→ **Goal**
Show every line below where "this" can be found.

____

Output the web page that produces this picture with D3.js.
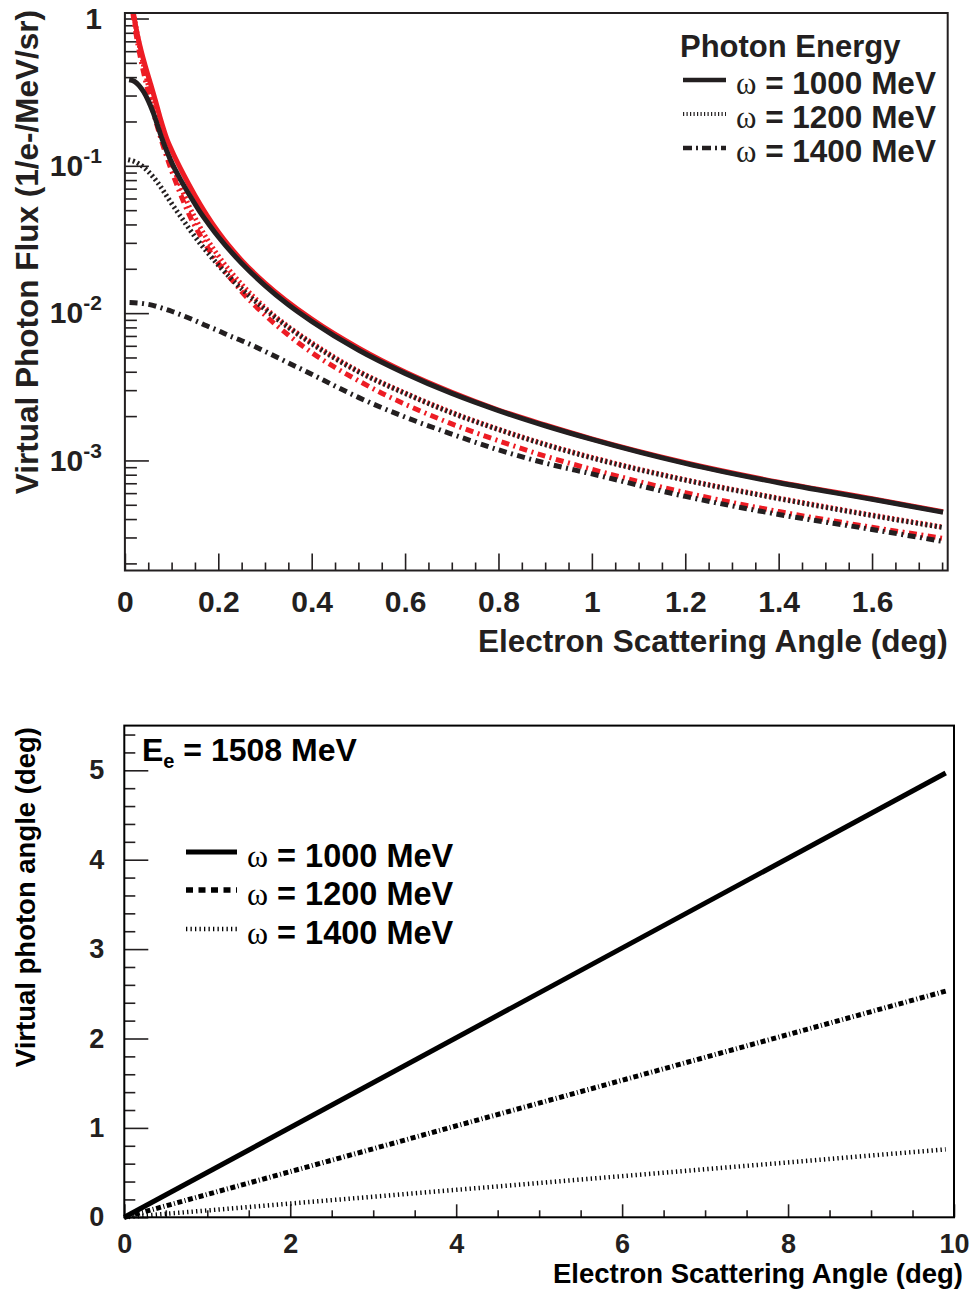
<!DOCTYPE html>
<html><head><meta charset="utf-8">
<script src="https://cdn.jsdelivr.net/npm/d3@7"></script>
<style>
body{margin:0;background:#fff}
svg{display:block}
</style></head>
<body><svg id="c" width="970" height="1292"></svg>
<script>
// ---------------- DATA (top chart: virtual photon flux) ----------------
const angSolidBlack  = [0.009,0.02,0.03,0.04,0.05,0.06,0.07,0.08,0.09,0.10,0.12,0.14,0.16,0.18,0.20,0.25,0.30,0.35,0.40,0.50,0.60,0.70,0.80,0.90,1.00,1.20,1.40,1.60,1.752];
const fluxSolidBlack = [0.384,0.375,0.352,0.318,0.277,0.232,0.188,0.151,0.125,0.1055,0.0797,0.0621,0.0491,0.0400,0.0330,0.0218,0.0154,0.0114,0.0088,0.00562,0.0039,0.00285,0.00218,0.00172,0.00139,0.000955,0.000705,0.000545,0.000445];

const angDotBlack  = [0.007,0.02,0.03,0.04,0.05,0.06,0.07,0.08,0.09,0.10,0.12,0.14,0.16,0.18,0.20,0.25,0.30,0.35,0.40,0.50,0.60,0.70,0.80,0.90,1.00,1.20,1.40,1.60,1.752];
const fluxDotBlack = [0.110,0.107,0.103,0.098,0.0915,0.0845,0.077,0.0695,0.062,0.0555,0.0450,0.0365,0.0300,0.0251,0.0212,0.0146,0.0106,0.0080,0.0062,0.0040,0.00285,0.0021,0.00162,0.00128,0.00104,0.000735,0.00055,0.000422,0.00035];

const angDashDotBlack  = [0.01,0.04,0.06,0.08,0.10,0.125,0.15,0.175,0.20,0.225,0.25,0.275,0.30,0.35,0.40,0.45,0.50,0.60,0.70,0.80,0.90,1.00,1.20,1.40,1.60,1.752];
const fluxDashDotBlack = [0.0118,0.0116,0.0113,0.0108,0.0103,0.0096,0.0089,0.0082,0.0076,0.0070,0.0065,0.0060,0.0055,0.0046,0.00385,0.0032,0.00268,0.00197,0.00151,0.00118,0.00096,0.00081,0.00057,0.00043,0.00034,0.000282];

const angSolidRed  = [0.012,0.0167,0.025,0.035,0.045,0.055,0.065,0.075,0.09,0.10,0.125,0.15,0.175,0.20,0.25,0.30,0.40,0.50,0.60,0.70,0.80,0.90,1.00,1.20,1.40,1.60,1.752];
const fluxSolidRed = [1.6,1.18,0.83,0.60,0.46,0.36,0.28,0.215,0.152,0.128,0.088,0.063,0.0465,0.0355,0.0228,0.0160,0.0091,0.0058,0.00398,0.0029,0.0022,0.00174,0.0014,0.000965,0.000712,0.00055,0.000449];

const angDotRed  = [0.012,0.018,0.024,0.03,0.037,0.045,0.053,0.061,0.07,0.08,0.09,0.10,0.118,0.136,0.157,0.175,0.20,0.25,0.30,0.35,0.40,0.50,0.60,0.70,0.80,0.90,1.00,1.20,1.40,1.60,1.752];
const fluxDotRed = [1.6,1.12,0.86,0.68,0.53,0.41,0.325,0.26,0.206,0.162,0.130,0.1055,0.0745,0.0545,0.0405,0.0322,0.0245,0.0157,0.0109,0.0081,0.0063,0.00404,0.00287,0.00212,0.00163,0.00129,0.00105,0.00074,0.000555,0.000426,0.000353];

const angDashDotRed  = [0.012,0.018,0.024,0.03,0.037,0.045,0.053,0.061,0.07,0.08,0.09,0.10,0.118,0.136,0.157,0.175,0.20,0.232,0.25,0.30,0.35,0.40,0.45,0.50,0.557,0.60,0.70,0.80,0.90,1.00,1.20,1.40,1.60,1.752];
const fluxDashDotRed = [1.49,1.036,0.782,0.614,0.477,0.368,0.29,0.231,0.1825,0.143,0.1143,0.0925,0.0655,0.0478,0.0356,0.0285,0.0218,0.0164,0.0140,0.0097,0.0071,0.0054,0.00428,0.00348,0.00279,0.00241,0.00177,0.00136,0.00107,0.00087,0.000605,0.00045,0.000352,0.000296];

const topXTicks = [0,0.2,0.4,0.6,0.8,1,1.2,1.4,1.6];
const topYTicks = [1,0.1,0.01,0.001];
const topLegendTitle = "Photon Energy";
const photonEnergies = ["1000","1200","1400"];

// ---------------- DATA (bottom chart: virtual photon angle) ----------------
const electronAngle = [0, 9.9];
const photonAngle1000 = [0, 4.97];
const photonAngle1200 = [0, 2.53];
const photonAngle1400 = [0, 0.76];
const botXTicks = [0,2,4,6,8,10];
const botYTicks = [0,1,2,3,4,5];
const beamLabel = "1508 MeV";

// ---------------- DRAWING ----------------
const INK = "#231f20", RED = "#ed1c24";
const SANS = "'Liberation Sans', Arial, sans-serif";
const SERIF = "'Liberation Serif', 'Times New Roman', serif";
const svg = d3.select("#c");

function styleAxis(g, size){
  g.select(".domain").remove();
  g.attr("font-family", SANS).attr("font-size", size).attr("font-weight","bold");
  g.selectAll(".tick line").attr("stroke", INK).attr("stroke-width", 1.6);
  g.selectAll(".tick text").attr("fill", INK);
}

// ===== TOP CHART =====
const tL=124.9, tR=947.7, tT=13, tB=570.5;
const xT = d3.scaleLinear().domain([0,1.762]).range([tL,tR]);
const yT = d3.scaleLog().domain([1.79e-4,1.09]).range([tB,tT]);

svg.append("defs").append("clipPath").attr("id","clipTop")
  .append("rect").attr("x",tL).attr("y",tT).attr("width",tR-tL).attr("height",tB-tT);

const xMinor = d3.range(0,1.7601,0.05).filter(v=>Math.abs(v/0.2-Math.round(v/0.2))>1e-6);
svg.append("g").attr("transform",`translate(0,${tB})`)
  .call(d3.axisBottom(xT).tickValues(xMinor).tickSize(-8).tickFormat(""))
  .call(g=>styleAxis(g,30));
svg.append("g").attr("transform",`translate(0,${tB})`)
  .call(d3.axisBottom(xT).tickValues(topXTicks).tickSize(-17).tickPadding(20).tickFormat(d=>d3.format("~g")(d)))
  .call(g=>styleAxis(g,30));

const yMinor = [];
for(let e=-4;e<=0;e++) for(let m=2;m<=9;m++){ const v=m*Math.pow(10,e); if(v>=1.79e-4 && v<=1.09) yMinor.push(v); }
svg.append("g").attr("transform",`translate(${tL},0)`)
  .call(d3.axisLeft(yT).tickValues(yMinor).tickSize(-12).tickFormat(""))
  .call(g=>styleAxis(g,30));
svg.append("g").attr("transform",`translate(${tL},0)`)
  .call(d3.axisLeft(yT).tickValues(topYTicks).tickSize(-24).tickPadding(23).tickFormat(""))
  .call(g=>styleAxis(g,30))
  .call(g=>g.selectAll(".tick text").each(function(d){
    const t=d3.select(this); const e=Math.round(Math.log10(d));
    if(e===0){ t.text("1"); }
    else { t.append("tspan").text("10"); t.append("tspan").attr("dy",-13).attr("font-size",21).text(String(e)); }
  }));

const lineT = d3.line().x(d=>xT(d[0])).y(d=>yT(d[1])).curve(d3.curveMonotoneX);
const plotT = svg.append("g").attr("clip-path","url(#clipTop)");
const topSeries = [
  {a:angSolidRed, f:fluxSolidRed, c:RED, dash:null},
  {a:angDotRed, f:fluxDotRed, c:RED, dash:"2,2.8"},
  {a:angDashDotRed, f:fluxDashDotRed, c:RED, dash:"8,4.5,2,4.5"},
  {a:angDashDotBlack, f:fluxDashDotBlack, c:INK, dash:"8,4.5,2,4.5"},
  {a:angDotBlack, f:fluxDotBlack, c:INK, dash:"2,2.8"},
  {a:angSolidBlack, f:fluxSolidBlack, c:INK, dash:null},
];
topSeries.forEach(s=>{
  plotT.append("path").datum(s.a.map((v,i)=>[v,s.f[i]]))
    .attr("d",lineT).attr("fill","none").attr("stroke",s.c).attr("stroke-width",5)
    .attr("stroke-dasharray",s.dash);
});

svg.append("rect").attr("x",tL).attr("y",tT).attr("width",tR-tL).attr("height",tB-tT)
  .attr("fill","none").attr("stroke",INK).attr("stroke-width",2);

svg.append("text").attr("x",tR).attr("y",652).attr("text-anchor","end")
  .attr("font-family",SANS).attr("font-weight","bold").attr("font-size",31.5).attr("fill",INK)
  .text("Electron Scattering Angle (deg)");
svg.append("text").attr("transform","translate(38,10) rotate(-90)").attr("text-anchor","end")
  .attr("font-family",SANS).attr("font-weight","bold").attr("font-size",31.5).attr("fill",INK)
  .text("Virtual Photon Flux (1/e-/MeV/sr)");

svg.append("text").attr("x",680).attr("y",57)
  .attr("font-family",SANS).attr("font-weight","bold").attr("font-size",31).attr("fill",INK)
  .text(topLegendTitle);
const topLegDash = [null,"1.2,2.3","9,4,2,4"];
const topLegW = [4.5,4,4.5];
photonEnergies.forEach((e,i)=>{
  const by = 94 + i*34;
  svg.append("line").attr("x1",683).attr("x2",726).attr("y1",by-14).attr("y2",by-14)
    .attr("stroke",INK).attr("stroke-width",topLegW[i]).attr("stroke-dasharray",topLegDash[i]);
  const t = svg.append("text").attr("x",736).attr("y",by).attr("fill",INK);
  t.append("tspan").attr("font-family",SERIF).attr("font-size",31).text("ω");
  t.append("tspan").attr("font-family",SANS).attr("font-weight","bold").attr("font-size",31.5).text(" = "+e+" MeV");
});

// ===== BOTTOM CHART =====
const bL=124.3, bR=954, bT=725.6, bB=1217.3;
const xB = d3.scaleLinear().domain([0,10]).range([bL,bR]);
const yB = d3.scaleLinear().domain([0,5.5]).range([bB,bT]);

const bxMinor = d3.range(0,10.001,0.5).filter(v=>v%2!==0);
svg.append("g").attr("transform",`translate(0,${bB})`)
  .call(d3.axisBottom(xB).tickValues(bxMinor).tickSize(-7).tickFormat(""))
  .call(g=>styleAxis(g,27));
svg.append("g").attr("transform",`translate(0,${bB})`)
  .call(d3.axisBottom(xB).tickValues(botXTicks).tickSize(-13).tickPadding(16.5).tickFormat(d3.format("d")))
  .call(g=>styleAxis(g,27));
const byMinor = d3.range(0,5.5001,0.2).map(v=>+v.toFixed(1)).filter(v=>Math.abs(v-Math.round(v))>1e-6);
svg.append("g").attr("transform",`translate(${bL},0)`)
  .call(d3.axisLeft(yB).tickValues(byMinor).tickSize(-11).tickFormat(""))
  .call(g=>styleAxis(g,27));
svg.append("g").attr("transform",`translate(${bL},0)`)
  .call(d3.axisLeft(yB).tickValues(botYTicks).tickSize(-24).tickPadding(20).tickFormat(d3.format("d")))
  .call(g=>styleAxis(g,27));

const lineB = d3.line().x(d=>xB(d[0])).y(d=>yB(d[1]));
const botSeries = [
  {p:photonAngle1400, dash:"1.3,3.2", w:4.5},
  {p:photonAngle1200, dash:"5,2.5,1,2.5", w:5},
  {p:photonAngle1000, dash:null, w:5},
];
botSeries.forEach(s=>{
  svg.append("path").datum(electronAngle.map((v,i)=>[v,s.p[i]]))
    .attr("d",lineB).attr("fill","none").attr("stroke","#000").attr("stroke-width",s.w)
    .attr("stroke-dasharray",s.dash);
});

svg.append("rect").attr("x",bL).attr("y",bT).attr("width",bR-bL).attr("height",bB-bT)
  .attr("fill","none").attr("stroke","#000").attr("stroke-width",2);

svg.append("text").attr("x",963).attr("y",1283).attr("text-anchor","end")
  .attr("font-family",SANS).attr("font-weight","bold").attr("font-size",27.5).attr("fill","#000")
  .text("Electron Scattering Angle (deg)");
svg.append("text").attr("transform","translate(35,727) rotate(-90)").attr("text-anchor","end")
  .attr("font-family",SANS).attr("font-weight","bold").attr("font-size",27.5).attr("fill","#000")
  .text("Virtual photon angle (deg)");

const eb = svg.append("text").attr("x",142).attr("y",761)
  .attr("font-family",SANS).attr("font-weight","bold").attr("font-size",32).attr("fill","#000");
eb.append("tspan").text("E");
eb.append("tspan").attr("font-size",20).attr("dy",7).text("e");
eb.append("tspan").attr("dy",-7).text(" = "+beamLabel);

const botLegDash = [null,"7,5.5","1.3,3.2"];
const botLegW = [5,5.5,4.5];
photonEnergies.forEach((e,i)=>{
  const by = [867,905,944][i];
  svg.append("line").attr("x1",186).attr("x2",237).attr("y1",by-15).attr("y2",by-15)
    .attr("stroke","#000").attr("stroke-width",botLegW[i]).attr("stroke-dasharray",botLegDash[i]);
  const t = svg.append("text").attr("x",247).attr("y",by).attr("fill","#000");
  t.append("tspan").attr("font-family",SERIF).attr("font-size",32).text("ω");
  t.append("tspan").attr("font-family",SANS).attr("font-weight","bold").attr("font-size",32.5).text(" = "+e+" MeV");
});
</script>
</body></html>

____

→ **Result below**
Output the web page that produces this picture with D3.js.
    const t=d3.select(this); const e=Math.round(Math.log10(d));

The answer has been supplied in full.